Совсем иным оказался драматический пафос сборника «Семейный обед». Его отличало не только жанровое многообразие пьес, не только то, что вместе с комедиями и водевилями автор предложил читателю и драмы. Кстати, говоря о драмах, я имею в виду не такую широко известную, как «Сверстники грозы», неоднократно издававшуюся у нас и за рубежом и уже более четверти века входящую в репертуар многих театральных коллективов. Зерно сборника составили драмы «Голубой снег», «Семейный обед», «Сестры». Все они, хотя действие происходит в послевоенное время, навеяны героическими эпизодами Великой Отечественной войны, участником которой был драматург. От Подмосковья до Берлина прошел он вместе с действующими частями путь военного корреспондента. Это, естественно, получило отражение не только в его одноактной драматургии, но и в «полнометражных» пьесах «Первые рубежи» («Декабрь 41-го»), «Портрет», «Твой милый образ».

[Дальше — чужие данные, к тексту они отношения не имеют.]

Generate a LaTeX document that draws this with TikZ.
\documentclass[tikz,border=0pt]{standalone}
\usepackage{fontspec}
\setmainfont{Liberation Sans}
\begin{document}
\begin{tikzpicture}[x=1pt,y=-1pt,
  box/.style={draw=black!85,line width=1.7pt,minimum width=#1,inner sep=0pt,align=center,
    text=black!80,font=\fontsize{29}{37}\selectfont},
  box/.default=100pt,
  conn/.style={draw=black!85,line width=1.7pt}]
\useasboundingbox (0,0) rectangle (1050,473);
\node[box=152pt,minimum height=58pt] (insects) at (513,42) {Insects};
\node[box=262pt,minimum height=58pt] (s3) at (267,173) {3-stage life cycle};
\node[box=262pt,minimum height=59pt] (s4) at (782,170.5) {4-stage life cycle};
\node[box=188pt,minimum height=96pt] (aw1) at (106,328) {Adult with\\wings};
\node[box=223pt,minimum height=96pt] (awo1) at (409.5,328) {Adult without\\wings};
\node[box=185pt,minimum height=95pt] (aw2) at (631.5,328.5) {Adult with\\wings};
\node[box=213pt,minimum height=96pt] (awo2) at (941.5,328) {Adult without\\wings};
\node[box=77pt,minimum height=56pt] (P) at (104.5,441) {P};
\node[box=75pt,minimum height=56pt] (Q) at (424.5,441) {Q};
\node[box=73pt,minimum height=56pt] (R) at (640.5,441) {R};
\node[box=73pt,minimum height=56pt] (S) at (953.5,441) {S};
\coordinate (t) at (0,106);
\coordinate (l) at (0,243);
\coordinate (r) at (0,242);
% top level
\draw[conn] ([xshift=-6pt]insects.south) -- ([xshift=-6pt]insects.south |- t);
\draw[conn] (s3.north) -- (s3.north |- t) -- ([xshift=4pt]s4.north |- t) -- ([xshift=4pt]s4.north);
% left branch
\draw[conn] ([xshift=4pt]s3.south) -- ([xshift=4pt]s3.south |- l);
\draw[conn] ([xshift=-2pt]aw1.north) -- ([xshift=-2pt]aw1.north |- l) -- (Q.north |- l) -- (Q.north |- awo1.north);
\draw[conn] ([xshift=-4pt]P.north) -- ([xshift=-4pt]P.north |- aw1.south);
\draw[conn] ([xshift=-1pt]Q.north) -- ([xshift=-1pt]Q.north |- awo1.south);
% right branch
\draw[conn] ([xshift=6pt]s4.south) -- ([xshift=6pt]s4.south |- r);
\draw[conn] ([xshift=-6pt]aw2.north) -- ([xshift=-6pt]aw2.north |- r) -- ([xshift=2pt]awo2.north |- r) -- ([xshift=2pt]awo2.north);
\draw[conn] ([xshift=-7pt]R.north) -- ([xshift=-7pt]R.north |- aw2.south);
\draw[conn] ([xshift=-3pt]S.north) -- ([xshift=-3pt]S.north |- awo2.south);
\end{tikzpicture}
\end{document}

Сейчас мы попытаемся ответить на вопрос: что же определяет идейно-художественное лицо книги «Ситцевый бал»?

На этот вопрос достаточно красноречиво, на мой взгляд, отвечают три новые пьесы — «Поздние гости», «Вика, Настя и другие» и «Лебединая песня». Каждая показывает людей труда разных поколений, в каждой автор стремится в какой-то мере раскрыть духовный мир нашего современника, для каждой характерно прикосновение к волнующим наше общество нравственным проблемам.

«Поздние гости» формально можно было бы отнести к так называемым производственным пьесам, ведь речь в ней идет о дисциплине на производстве, о замечательных рабочих традициях, прививаемых наставниками молодым рабочим. Но, по существу, пьеса говорит о морально-нравственных идеалах советского человека, о его высокосознательном отношении к труду во имя блага Родины.

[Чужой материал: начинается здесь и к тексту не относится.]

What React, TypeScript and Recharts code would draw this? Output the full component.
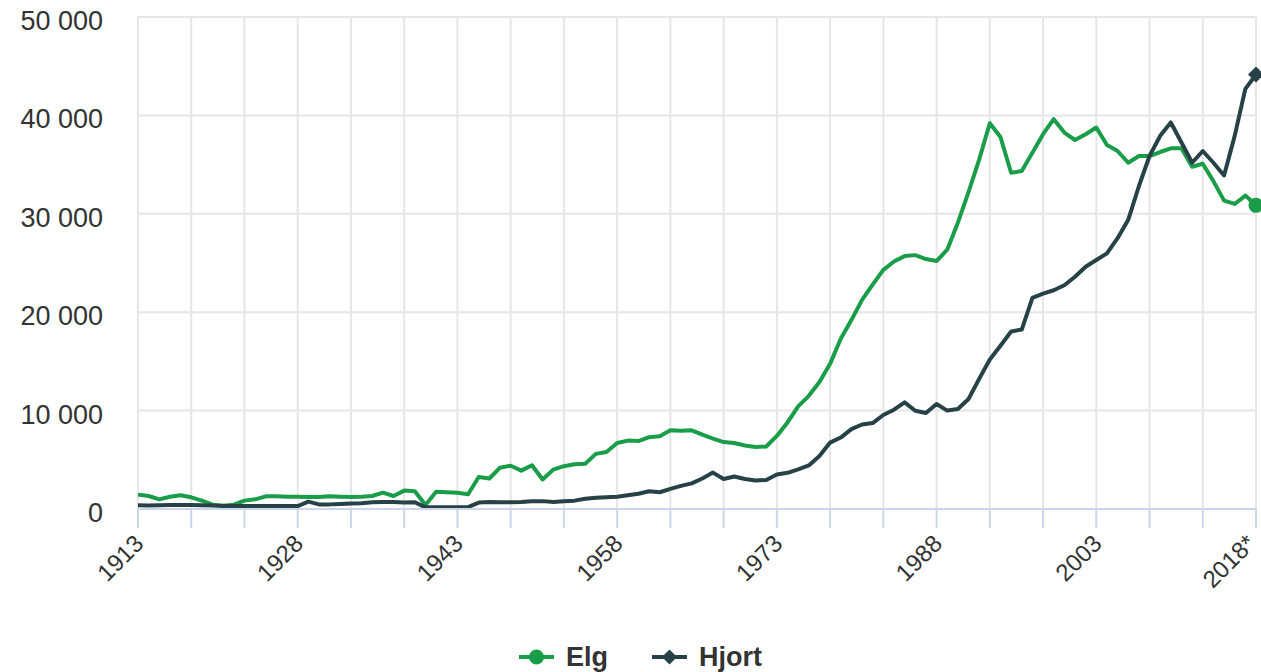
import { CartesianGrid, Line, LineChart, XAxis, YAxis } from 'recharts'

const FIRST_YEAR = 1913

// felte dyr per år, 1913–2018
const elg = [
    1460, 1320, 980, 1250, 1390, 1190, 850, 440, 340, 440,
    850, 980, 1290, 1290, 1250, 1250, 1220, 1220, 1290, 1250,
    1220, 1250, 1320, 1660, 1320, 1870, 1800, 400, 1750, 1700,
    1650, 1500, 3250, 3100, 4200, 4400, 3900, 4450, 3000, 4000,
    4350, 4550, 4600, 5600, 5800, 6700, 6950, 6900, 7300, 7400,
    8000, 7950, 8000, 7550, 7150, 6800, 6700, 6450, 6300, 6350,
    7430, 8800, 10430, 11500, 12900, 14750, 17300, 19200, 21250, 22800,
    24300, 25150, 25700, 25800, 25400, 25200, 26350, 29100, 32200, 35500,
    39200, 37800, 34170, 34340, 36200, 38090, 39620, 38260, 37500, 38090,
    38770, 37000, 36380, 35190, 35870, 35870, 36280, 36660, 36660, 34780,
    35090, 33320, 31340, 31000, 31850, 30860,
]

const hjort = [
    370, 350, 380, 400, 400, 400, 380, 350, 300, 300,
    300, 300, 300, 300, 300, 300, 750, 470, 470, 500,
    550, 580, 680, 720, 720, 650, 680, 170, 180, 180,
    180, 200, 650, 700, 680, 680, 700, 780, 800, 720,
    780, 850, 1050, 1150, 1200, 1250, 1400, 1550, 1800, 1700,
    2050, 2350, 2600, 3100, 3700, 3050, 3300, 3050, 2900, 2950,
    3500, 3680, 4020, 4430, 5390, 6750, 7260, 8120, 8590, 8730,
    9550, 10090, 10840, 9990, 9750, 10670, 10000, 10160, 11180, 13230,
    15200, 16600, 18040, 18240, 21450, 21890, 22230, 22740, 23600, 24620,
    25300, 25980, 27520, 29390, 32800, 35870, 37920, 39280, 37240, 35190,
    36380, 35190, 33900, 37920, 42690, 44160,
]

const gridYears = [
    1913, 1918, 1923, 1928, 1933, 1938, 1943, 1948, 1953, 1958, 1963,
    1968, 1973, 1978, 1983, 1988, 1993, 1998, 2003, 2008, 2013, 2018,
]
const labelYears = [1913, 1928, 1943, 1958, 1973, 1988, 2003, 2018]
const yTicks = [0, 10000, 20000, 30000, 40000, 50000]

const GREEN = '#1a9d49'
const DARK = '#274247'
const FONT = "'Liberation Sans', Arial, sans-serif"

const rows = elg.map((v, i) => ({ year: FIRST_YEAR + i, elg: v, hjort: hjort[i] }))
const last = rows.length - 1

const fmt = (v: number) => String(v).replace(/\B(?=(\d{3})+(?!\d))/g, ' ')

const YTick = ({ x, y, payload }: any) => (
    <text x={x} y={y + 13} textAnchor="end" fill="#333" fontSize={27} fontFamily={FONT}>
        {fmt(payload.value)}
    </text>
)

const XTick = ({ x, y, payload }: any) => {
    if (!labelYears.includes(payload.value)) return <g />
    const isLast = payload.value === 2018
    const label = isLast ? '2018*' : String(payload.value)
    // siste etikett trekkes litt inn så den ikke kuttes i høyre kant
    const dx = isLast ? 1 : 7
    return (
        <text
            transform={`translate(${x + dx}, ${y + 17}) rotate(-45)`}
            textAnchor="end"
            fill="#333"
            fontSize={24}
            fontFamily={FONT}
        >
            {label}
        </text>
    )
}

const circleDot = (p: any) =>
    p.index === last ? (
        <circle key={`e-${p.index}`} cx={p.cx} cy={p.cy} r={7.5} fill={GREEN} />
    ) : (
        <g key={`e-${p.index}`} />
    )

const diamondDot = (p: any) =>
    p.index === last ? (
        <path
            key={`h-${p.index}`}
            d={`M${p.cx},${p.cy - 8} L${p.cx + 8},${p.cy} L${p.cx},${p.cy + 8} L${p.cx - 8},${p.cy} Z`}
            fill={DARK}
        />
    ) : (
        <g key={`h-${p.index}`} />
    )

const LegendItem = ({ color, label, shape }: { color: string; label: string; shape: 'circle' | 'diamond' }) => (
    <div style={{ display: 'flex', alignItems: 'center', marginRight: 44 }}>
        <svg width={35} height={16} style={{ marginRight: 12 }}>
            <line x1={0} y1={8} x2={35} y2={8} stroke={color} strokeWidth={4} />
            {shape === 'circle' ? (
                <circle cx={17.5} cy={8} r={7.5} fill={color} />
            ) : (
                <path d="M17.5,0.5 L25,8 L17.5,15.5 L10,8 Z" fill={color} />
            )}
        </svg>
        <span style={{ fontFamily: FONT, fontWeight: 'bold', fontSize: 27, color: '#333' }}>{label}</span>
    </div>
)

export default function App() {
    return (
        <div style={{ position: 'absolute', left: 0, top: 0, width: 1261, height: 672, background: '#fff' }}>
            <LineChart
                width={1261}
                height={672}
                data={rows}
                margin={{ top: 17, right: 5, bottom: 103, left: 0 }}
            >
                <CartesianGrid stroke="#e6e6e6" strokeWidth={2} />
                <XAxis
                    dataKey="year"
                    type="number"
                    domain={[1913, 2018]}
                    ticks={gridYears}
                    interval={0}
                    height={60}
                    tickSize={19}
                    tickMargin={0}
                    axisLine={{ stroke: '#ccd6eb', strokeWidth: 2 }}
                    tickLine={{ stroke: '#ccd6eb', strokeWidth: 2 }}
                    tick={<XTick />}
                />
                <YAxis
                    width={138}
                    domain={[0, 50000]}
                    ticks={yTicks}
                    interval={0}
                    axisLine={false}
                    tickLine={false}
                    tickSize={0}
                    tickMargin={35}
                    tick={<YTick />}
                />
                <Line
                    type="linear"
                    dataKey="elg"
                    name="Elg"
                    stroke={GREEN}
                    strokeWidth={4}
                    strokeLinejoin="round"
                    dot={circleDot}
                    activeDot={false}
                    isAnimationActive={false}
                />
                <Line
                    type="linear"
                    dataKey="hjort"
                    name="Hjort"
                    stroke={DARK}
                    strokeWidth={4}
                    strokeLinejoin="round"
                    dot={diamondDot}
                    activeDot={false}
                    isAnimationActive={false}
                />
            </LineChart>
            <div style={{ position: 'absolute', left: 519, top: 641, height: 32, display: 'flex', alignItems: 'center' }}>
                <LegendItem color={GREEN} label="Elg" shape="circle" />
                <LegendItem color={DARK} label="Hjort" shape="diamond" />
            </div>
        </div>
    )
}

Возможно, выступив на выборах цехового партбюро с самоотводом, передовой бригадир Арефьев в какой-то степени и поддался эмоциям. Но так поступить подсказал ему голос совести, голос долга воспитателя молодых рабочих. До его сердца достучались критические замечания старейшего производственника Добрынина, в свое время воспитавшего из Арефьева не только замечательного фрезеровщика, но и честного коммуниста. Старый рабочий раскрыл Константину Арефьеву глаза на «мелкие», вроде бы незначительные огрехи в работе, ставшие незаметными для систематически перевыполняющей план арефьевской бригады.

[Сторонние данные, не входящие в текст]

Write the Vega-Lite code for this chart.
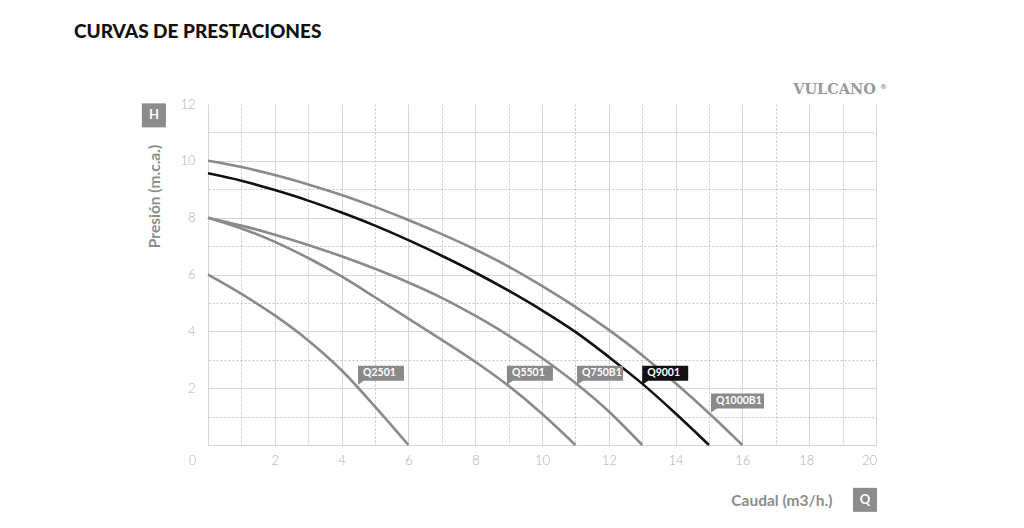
{
  "$schema": "https://vega.github.io/schema/vega-lite/v6.json",
  "width": 668,
  "height": 341,
  "autosize": {"type": "none"},
  "padding": {"left": 208, "top": 104, "right": 148, "bottom": 83},
  "background": "white",
  "title": {
    "text": "CURVAS DE PRESTACIONES",
    "anchor": "start",
    "frame": "group",
    "font": "Lato",
    "fontSize": 19,
    "fontWeight": 900,
    "color": "#111111",
    "dx": -134,
    "offset": 25,
    "baseline": "alphabetic"
  },
  "config": {"view": {"stroke": null}, "font": "Lato"},
  "datasets": {
    "curves": [
      {"s": "Q2501", "q": 0, "h": 6},
      {"s": "Q2501", "q": 1, "h": 5.32},
      {"s": "Q2501", "q": 2, "h": 4.56},
      {"s": "Q2501", "q": 3, "h": 3.68},
      {"s": "Q2501", "q": 4, "h": 2.63},
      {"s": "Q2501", "q": 5, "h": 1.35},
      {"s": "Q2501", "q": 6, "h": 0},
      {"s": "Q5501", "q": 0, "h": 8},
      {"s": "Q5501", "q": 1, "h": 7.62},
      {"s": "Q5501", "q": 2, "h": 7.15},
      {"s": "Q5501", "q": 3, "h": 6.58},
      {"s": "Q5501", "q": 4, "h": 5.93},
      {"s": "Q5501", "q": 5, "h": 5.2},
      {"s": "Q5501", "q": 6, "h": 4.45},
      {"s": "Q5501", "q": 7, "h": 3.7},
      {"s": "Q5501", "q": 8, "h": 2.93},
      {"s": "Q5501", "q": 9, "h": 2.08},
      {"s": "Q5501", "q": 10, "h": 1.1},
      {"s": "Q5501", "q": 11, "h": 0},
      {"s": "Q750B1", "q": 0, "h": 8},
      {"s": "Q750B1", "q": 1, "h": 7.72},
      {"s": "Q750B1", "q": 2, "h": 7.4},
      {"s": "Q750B1", "q": 3, "h": 7.04},
      {"s": "Q750B1", "q": 4, "h": 6.64},
      {"s": "Q750B1", "q": 5, "h": 6.2},
      {"s": "Q750B1", "q": 6, "h": 5.72},
      {"s": "Q750B1", "q": 7, "h": 5.18},
      {"s": "Q750B1", "q": 8, "h": 4.55},
      {"s": "Q750B1", "q": 9, "h": 3.85},
      {"s": "Q750B1", "q": 10, "h": 3.06},
      {"s": "Q750B1", "q": 11, "h": 2.18},
      {"s": "Q750B1", "q": 12, "h": 1.18},
      {"s": "Q750B1", "q": 13, "h": 0},
      {"s": "Q9001", "q": 0, "h": 9.56},
      {"s": "Q9001", "q": 1, "h": 9.3},
      {"s": "Q9001", "q": 2, "h": 8.97},
      {"s": "Q9001", "q": 3, "h": 8.6},
      {"s": "Q9001", "q": 4, "h": 8.18},
      {"s": "Q9001", "q": 5, "h": 7.72},
      {"s": "Q9001", "q": 6, "h": 7.21},
      {"s": "Q9001", "q": 7, "h": 6.66},
      {"s": "Q9001", "q": 8, "h": 6.07},
      {"s": "Q9001", "q": 9, "h": 5.43},
      {"s": "Q9001", "q": 10, "h": 4.74},
      {"s": "Q9001", "q": 11, "h": 3.98},
      {"s": "Q9001", "q": 12, "h": 3.1},
      {"s": "Q9001", "q": 13, "h": 2.16},
      {"s": "Q9001", "q": 14, "h": 1.11},
      {"s": "Q9001", "q": 15, "h": 0},
      {"s": "Q1000B1", "q": 0, "h": 10},
      {"s": "Q1000B1", "q": 1, "h": 9.78},
      {"s": "Q1000B1", "q": 2, "h": 9.5},
      {"s": "Q1000B1", "q": 3, "h": 9.17},
      {"s": "Q1000B1", "q": 4, "h": 8.8},
      {"s": "Q1000B1", "q": 5, "h": 8.38},
      {"s": "Q1000B1", "q": 6, "h": 7.92},
      {"s": "Q1000B1", "q": 7, "h": 7.42},
      {"s": "Q1000B1", "q": 8, "h": 6.88},
      {"s": "Q1000B1", "q": 9, "h": 6.28},
      {"s": "Q1000B1", "q": 10, "h": 5.6},
      {"s": "Q1000B1", "q": 11, "h": 4.86},
      {"s": "Q1000B1", "q": 12, "h": 4.05},
      {"s": "Q1000B1", "q": 13, "h": 3.16},
      {"s": "Q1000B1", "q": 14, "h": 2.17},
      {"s": "Q1000B1", "q": 15, "h": 1.12},
      {"s": "Q1000B1", "q": 16, "h": 0}
    ],
    "labels": [
      {"s": "Q2501", "q": 4.49, "h": 2.12},
      {"s": "Q5501", "q": 8.95, "h": 2.12},
      {"s": "Q750B1", "q": 11.05, "h": 2.12},
      {"s": "Q9001", "q": 13.0, "h": 2.12},
      {"s": "Q1000B1", "q": 15.06, "h": 1.14}
    ],
    "badges": [
      {"t": "H", "q": -1.62, "h": 11.6},
      {"t": "Q", "q": 19.67, "h": -1.93}
    ],
    "brand": [
      {"t": "VULCANO", "q": 20.0, "h": 12.49}
    ],
    "mark": [
      {"t": "®", "q": 20.12, "h": 12.6}
    ]
  },
  "encoding": {
    "x": {
      "field": "q",
      "type": "quantitative",
      "scale": {"domain": [0, 20], "nice": false, "zero": false},
      "axis": {
        "values": [0, 1, 2, 3, 4, 5, 6, 7, 8, 9, 10, 11, 12, 13, 14, 15, 16, 17, 18, 19, 20],
        "grid": true,
        "gridColor": {"condition": {"test": "datum.value % 2 != 0", "value": "#c4c4c4"}, "value": "#d6d6d6"},
        "gridWidth": 1,
        "gridDash": {"condition": {"test": "datum.value % 2 != 0", "value": [2, 2]}, "value": []},
        "domain": false,
        "ticks": false,
        "labelExpr": "datum.value % 2 === 0 ? datum.label : ''",
        "labelFont": "Lato",
        "labelFontSize": 13,
        "labelFontWeight": 300,
        "labelColor": "#b0b0b0",
        "labelPadding": 9,
        "labelOverlap": false,
        "labelFlush": false,
        "labelOffset": {
          "condition": [
            {"test": "datum.value === 0", "value": -16},
            {"test": "datum.value === 20", "value": -7},
            {"test": "datum.value === 18", "value": -3}
          ],
          "value": 0
        },
        "title": "Caudal (m3/h.)",
        "titleFont": "Lato",
        "titleFontSize": 15.5,
        "titleFontWeight": "bold",
        "titleColor": "#8c8c8c",
        "titleX": 624,
        "titleY": 55,
        "titleAlign": "right",
        "titleBaseline": "middle"
      }
    },
    "y": {
      "field": "h",
      "type": "quantitative",
      "scale": {"domain": [0, 12], "nice": false, "zero": false},
      "axis": {
        "values": [0, 1, 2, 3, 4, 5, 6, 7, 8, 9, 10, 11, 12],
        "grid": true,
        "gridColor": {"condition": {"test": "datum.value % 2 != 0", "value": "#c4c4c4"}, "value": "#d6d6d6"},
        "gridWidth": 1,
        "gridDash": {"condition": {"test": "datum.value % 2 != 0", "value": [2, 2]}, "value": []},
        "gridOpacity": {"condition": {"test": "datum.value === 12", "value": 0}, "value": 1},
        "domain": false,
        "ticks": false,
        "labelExpr": "datum.value % 2 === 0 && datum.value > 0 ? datum.label : ''",
        "labelFont": "Lato",
        "labelFontSize": 13,
        "labelFontWeight": 300,
        "labelColor": "#b0b0b0",
        "labelPadding": 13,
        "labelOverlap": false,
        "labelFlush": false,
        "title": "Presión (m.c.a.)",
        "titleFont": "Lato",
        "titleFontSize": 15.5,
        "titleFontWeight": "bold",
        "titleColor": "#8c8c8c",
        "titleAngle": -90,
        "titleX": -54,
        "titleY": 92,
        "titleAlign": "center",
        "titleBaseline": "middle"
      }
    }
  },
  "layer": [
    {
      "data": {"name": "curves"},
      "mark": {"type": "line", "interpolate": "monotone", "strokeWidth": 2.6},
      "encoding": {
        "color": {
          "field": "s",
          "type": "nominal",
          "scale": {
            "domain": ["Q2501", "Q5501", "Q750B1", "Q9001", "Q1000B1"],
            "range": ["#8a8a8a", "#8a8a8a", "#8a8a8a", "#111111", "#8a8a8a"]
          },
          "legend": null
        }
      }
    },
    {
      "data": {"name": "labels"},
      "mark": {"type": "point", "filled": true, "size": 4, "opacity": 1, "strokeWidth": 0},
      "encoding": {
        "color": {"field": "s", "type": "nominal", "legend": null},
        "shape": {
          "field": "s",
          "type": "nominal",
          "scale": {
            "domain": ["Q2501", "Q5501", "Q750B1", "Q9001", "Q1000B1"],
            "range": [
              "M0,0 L0,-19 L46,-19 L46,-4 L6,-4 Z",
              "M0,0 L0,-19 L46,-19 L46,-4 L6,-4 Z",
              "M0,0 L0,-19 L46,-19 L46,-4 L6,-4 Z",
              "M0,0 L0,-19 L46,-19 L46,-4 L6,-4 Z",
              "M0,0 L0,-19 L53,-19 L53,-4 L6,-4 Z"
            ]
          },
          "legend": null
        }
      }
    },
    {
      "data": {"name": "labels"},
      "mark": {"type": "text", "color": "#ffffff", "font": "Lato", "fontWeight": "bold", "fontSize": 10.5, "align": "left", "baseline": "middle", "dx": 5, "dy": -11.5},
      "encoding": {
        "text": {"field": "s", "type": "nominal"}
      }
    },
    {
      "data": {"name": "badges"},
      "mark": {"type": "square", "filled": true, "size": 576, "opacity": 1, "color": "#8c8c8c", "strokeWidth": 0},
      "encoding": {}
    },
    {
      "data": {"name": "badges"},
      "mark": {"type": "text", "color": "#ffffff", "font": "Lato", "fontWeight": "bold", "fontSize": 13, "align": "center", "baseline": "middle"},
      "encoding": {
        "text": {"field": "t", "type": "nominal"}
      }
    },
    {
      "data": {"name": "brand"},
      "mark": {"type": "text", "color": "#9a9a9a", "font": "DejaVu Serif", "fontWeight": "bold", "fontSize": 14.5, "align": "right", "baseline": "middle"},
      "encoding": {
        "text": {"field": "t", "type": "nominal"}
      }
    },
    {
      "data": {"name": "mark"},
      "mark": {"type": "text", "color": "#9a9a9a", "font": "DejaVu Sans", "fontWeight": "bold", "fontSize": 7, "align": "left", "baseline": "middle"},
      "encoding": {
        "text": {"field": "t", "type": "nominal"}
      }
    }
  ]
}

Мне кажется, очень верно определяет драматический пафос «Поздних гостей» реплика молодой работницы Зины, пытающейся объяснить жене Арефьева, учительнице Людмиле Степановне, почему бригадир и его молодые воспитанники не замечали неполадок в своей работе: «Думаете, мы консерваторы? Рутинеры? Нет, дорогая моя Людмила Степановна. Просто привыкли считаться передовыми». Такое признание помогает жене бригадира верно оценить обстановку в бригаде. И она тут же повторяет слова Зины: «Привыкли считаться передовыми».

Хочется отметить и весьма интересное композиционное построение пьесы. Хотя Семен Петрович Добрынин так и не появляется в тот вечер в квартире Арефьевых, именно его поступки и высказывания двигают и развивают действие пьесы. Образ старого рабочего-коммуниста, любовно и уважительно прозванного «королем фрезеровщиков», бережно относящегося к судьбе и будущему каждого молодого рабочего, явственно ощущается читателем. И будет — есть все основания надеяться — ощущаться и зрителем.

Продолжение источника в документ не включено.